Her remarks are a sign of progress in the Government’s thinking on the issue of online misinformation. It is clearly taking a different and more realistic tack with the social media giant. Last year a bill was drafted which would have forced the tech giant to incorporate a company branch in Samoa and to make itself answerable to local laws.
Earlier this month Facebook showed itself quite willing to play hardball when it comes to dealing with Governments when it simply disallowed the sharing of news by Facebook accounts based in Australia.
That drastic response followed a standoff with the Australian Government, which was demanding that internet giants pay for Australian-made news content they use on their websites.
The Australian Government was making, in our view, the very reasonable case that internet giants such as Facebook were diverting profits from traditional media outlets and using their original content for their own advantage. As the first Government in the world to take such a stance it put international technology giants on notice that they should not be allowed to continue to profit from content they do not create themselves.
Google complied almost instantly, and struck deals with major Australian media companies such as Nine Entertainment, the owner of some of the country’s largest newspapers, to pay them $30 million over the next five years.
But Facebook’s approach to negotiations, by contrast, was to simply turn off the news tap and prevent Australian users from posting or seeing any news-related content.
Even the Samoa Observer was affected by the Australian news ban, which cut off tens of thousands of readers from accessing our content via Facebook.
Their uncompromising attitude reflects the company’s founding ethics, which have always leaned towards anti-censorship.
Facebook has long styled itself as an entirely neutral platform disinclined to censor information; it has gone so far to describe itself as a “fifth estate”.
But much has changed from the company’s foundation. Facebook now at least acknowledges that its platform is actively being used to spread political mistruths with potential impacts on elections.
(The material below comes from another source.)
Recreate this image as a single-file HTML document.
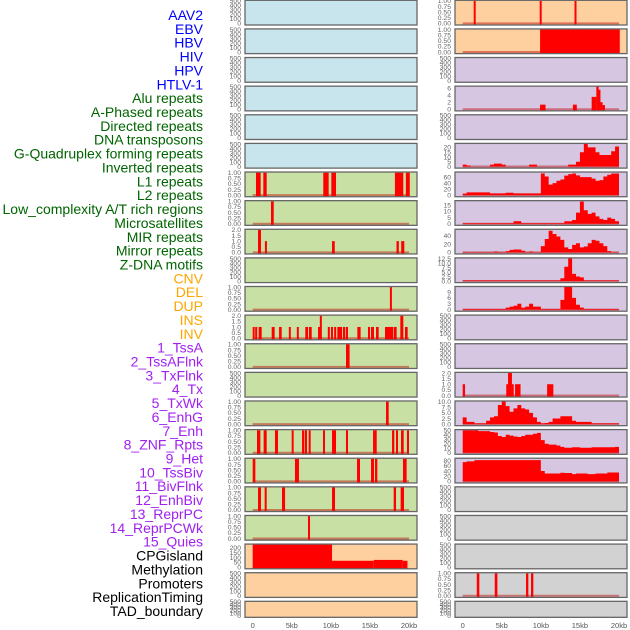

Many attributed to Facebook a pivotal role in the 2016 American election in which Russia was openly exploiting the website to interfere in the election.
Instances such as these reflect the degree of difficulty the Samoan Government will encounter in trying to rein in political misinformation on social media.
Our tiny size and the relative lack of value of our consumers to advertisers are a serious roadblock to the speed with which Facebook responds to requests to remove material.
Estimates vary, but the number of Samoans across the world has been estimated to be as high as 600,000. Many are very active and opinionated about political events taking place in their home country.
But regulating content posted by a population of this size is naturally going to fall well behind Facebook’s priorities for markets such as America with a population of more than 320 million people.
It’s unclear but doubtful that Facebook even has anyone with Samoan language capacity on its staff, adding an extra layer of difficulty to its ability to be objective about identifying and removing content that crosses the line.
Governments all over the world are grappling with the challenge of regulating Facebook content, from Canada to Britain.
But with more than 2 billion estimated users posting an immense volume of information the possibility of regulating Facebook in a timely fashion, especially for a country the size of Samoa is, simply put, impossible.
The Government has only so many options, then, for countering misinformation; it must not rely on cooperation with Facebook as a means of stopping misinformation from spreading in a timely manner.
Facebook’s credibility was recently exposed when Mr. Zuckerberg testified before the American Congress over the harvesting of users’ data.
British consulting firm Cambridge Analytica used Facebook to obtain data from millions of Facebook users without their consent which was then used primarily for political advertising in support of Republican candidates including Donald Trump.
Mr. Zuckerberg was highly flustered at his appearance before American lawmakers in an appearance where he apologised for not doing enough to stop the spread of misleading information, foreign interference, and hate speech.
With Facebook’s credibility at an all-time low, it’s unlikely that the Government will achieve the ends it is seeking through cooperation with the social media giant.
The only achievable strategy at our Government’s disposal is to combat unreliable information with the truth.
Government advertising on social media is fraught with danger for the very reasons that Facebook's collection of users' data was such a scandal in 2018. There is a significant risk of the Government overcorrecting in its attempt to counter misinformation and for an incumbent Government to only increase its power and influence instead of tamping down misinformation.
There is, however, some benefit to issuing completely non-partisan information to be placed on social media. There is little harm from the Office of the Electoral Commission advising the public about elections or issuing warnings about issues such as a recent alleged case of improperly influencing pre-polling voters.
But the ultimate check on misinformation is the traditional media, the very institution that Facebook is seeking to overtake. With fact-checking, sub-editing, and ethical and moral norms guiding its work independent media outlets are the best remedy to fake information and the best source of factual information.
Relying on a third party to police online information is not a feasible approach for any Government. But having confidence in voters’ ability to sort right information from wrong and that the truth will ultimately win out is.